Uppercase	Converts the string to uppercase using the currently active locale. Default scope: Data For example: Uppercase with input Project Manager returns PROJECT MANAGER
Uppercase[Culture:<culture name>]	Converts the string to all uppercase. Uppercase[Culture:<culture name>] uses the given culture name to create a new locale. Default scope: Data For example: Lowercase[Culture:en-us] uses the culture information of "English - United States" to convert lowercase to uppercase characters.

To change the default scope of an action, add a Scope parameter:

To apply the action to the header row only, add the parameter [Scope:Header]
To apply the action to all data rows but not the header, add the parameter [Scope:Data]
To apply the action to the header and all data rows, add the parameter [Scope:HeaderAndData]

We want to replace all instances of the string CustomerDataAustria with the string CustomerDataUSA. This change should be applied to the header and all data rows.

To do so, we define the following action:

Replace[<CustomerDataAustria>][<CustomerDataUSA>][Scope:HeaderAndData]

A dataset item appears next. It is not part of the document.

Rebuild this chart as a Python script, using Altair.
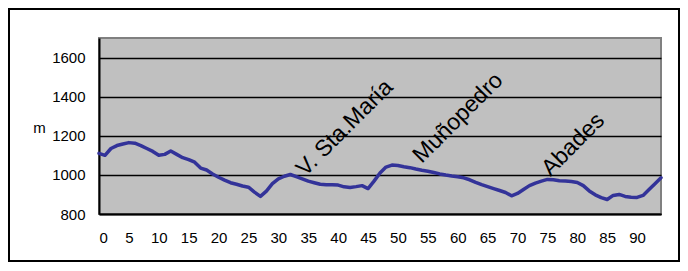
import altair as alt
import pandas as pd

km = list(range(0, 95))
elev = [1110, 1100, 1135, 1150, 1158, 1165, 1162, 1150, 1135, 1120,
        1100, 1105, 1122, 1105, 1088, 1078, 1065, 1035, 1025, 1005,
        988, 973, 960, 952, 943, 937, 912, 890, 917, 955,
        980, 993, 1002, 991, 980, 968, 960, 952, 950, 950,
        948, 939, 936, 940, 945, 930, 968, 1010, 1040, 1050,
        1048, 1042, 1037, 1030, 1024, 1019, 1012, 1005, 999, 994,
        990, 985, 975, 962, 950, 940, 930, 920, 910, 893,
        905, 925, 945, 958, 968, 977, 975, 970, 969, 966,
        961, 945, 918, 898, 884, 874, 895, 900, 890, 886,
        885, 895, 925, 955, 985]

place_names = ["V. Sta.María", "Muñopedro", "Abades"]
place_km = [34.5, 54.0, 75.5]
place_elev = [988, 1056, 989]

x_ticks = list(range(0, 91, 5))
y_ticks = [800, 1000, 1200, 1400, 1600]

profile = pd.DataFrame({"km": km, "elev": elev})
places = pd.DataFrame({"name": place_names, "km": place_km, "elev": place_elev})

FONT = "Liberation Sans"

xs = alt.Scale(domain=[0, 94], nice=False, zero=False)
ys = alt.Scale(domain=[800, 1700], nice=False, zero=False)

x_axis = alt.Axis(
    values=x_ticks, ticks=False, grid=False, title=None, format="d",
    labelOverlap=False, labelFontSize=15, labelPadding=16,
    labelColor="black", labelFont=FONT,
    domainColor="black", domainWidth=2)
y_axis = alt.Axis(
    values=y_ticks, ticks=False, grid=True, gridColor="black", gridWidth=1.5,
    format="d", labelOverlap=False,
    title="m", titleAngle=0, titleX=-60, titleY=89, titleAlign="center",
    titleBaseline="middle", titleFontSize=15, titleFontWeight="normal",
    titleFont=FONT, titleColor="black",
    labelFontSize=15, labelPadding=14, labelColor="black", labelFont=FONT,
    domainColor="black", domainWidth=2)

line = alt.Chart(profile).mark_line(
    color="#333399", strokeWidth=3.5, strokeJoin="round", strokeCap="round"
).encode(
    x=alt.X("km:Q", scale=xs, axis=x_axis),
    y=alt.Y("elev:Q", scale=ys, axis=y_axis),
)

labels = alt.Chart(places).mark_text(
    align="left", baseline="alphabetic", angle=315, fontSize=23, font=FONT, color="black"
).encode(
    x=alt.X("km:Q", scale=xs, axis=x_axis),
    y=alt.Y("elev:Q", scale=ys, axis=y_axis),
    text="name:N",
)

frame = alt.Chart(pd.DataFrame({"a": [0]})).mark_rect(
    filled=False, stroke="black", strokeWidth=2, clip=False
).encode(
    x=alt.value(-90), x2=alt.value(580), y=alt.value(-29), y2=alt.value(223)
)

chart = alt.layer(frame, line, labels).properties(
    width=562, height=176,
    autosize=alt.AutoSizeParams(type="none"),
    padding={"left": 91, "top": 30, "right": 19, "bottom": 49},
    background="white",
).configure_view(
    fill="#c0c0c0", stroke="#808080", strokeWidth=2
)

chart.save("out.html", embed_options={"renderer": "svg", "actions": False})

Specify which File Load into caching database Module to use in your tests

If you have more than one File Load into caching database Module in your workspace, you need to specify which Module should be used in your tests. Otherwise, the system uses the first Module it finds.

This is also true if the File Load into caching database Modules have different names, since the system uses the configuration parameter SpecialExecutionTask to check for applicable Modules.

To specify a Module, you need to create a configuration parameter for it:

Right-click the respective Module and select Create Configuration Param from the mini toolbar.

Create a configuration parameter via the mini toolbar

Name the newly created configuration parameter BIWizardUseInAutocreate.
Set its Value to True.

You can switch Modules between tests by deleting the configuration parameter from one Module and adding it to another.

Make sure that only one File Load into caching database Module at a time has the BIWizardUseInAutocreate value set to True. Otherwise, the system uses the first Module it finds.

Defined File Tests against caching database

The Defined File Tests against caching database Module allows you to perform predefined tests on tables you created with the File Load into caching database Module.

The following table shows a mapping of the test types in the wizard and the respective test specified in the Module:

Wizard Test type	Module Test
Has No Empty Values	NoEmptyValue
Field Type	IsNumeric
Min Value	MinValue
Max Value	MaxValue
Sum	Sum
Value Range	ValueRange
Min Length	MinLength
Max Length	MaxLength
Exact Length	Length
Is Unique	IsUnique
Row Count	RowCount

In addition, the following tests are available in the Module only:

GreaterThan
GreaterThanOrEqualsTo
LessThan
LessThanOrEqualsTo
Between
BetweenOrEquals
Occurance
DoesColumnNameExist

The Defined File Tests against caching database Module contains the following attributes:

ModuleAttribute	Description
Table Name	Name of the table which will be tested.
Column	Name of the column to analyze. All rows within that column are tested.
Test	The test used.
Param	Use this parameter when the test type requires an additional input, e.g. when doing a RowCount test, enter the number for the expected amount of rows.
Value	You can verify the overall result. If the test passes, the message is OK. This ModuleAttribute requires the ActionMode Verify.

In this example, Tosca BI verifies the amount of rows of a column.

The AddressID column in the Address table holds 450 rows.

Checking the row count

You can find further examples in the Tosca BI Modules And Samples.tsu subset.

The examples are located in the folder Sample tests->Sorted by use case->Pre Screening Tests->Against files.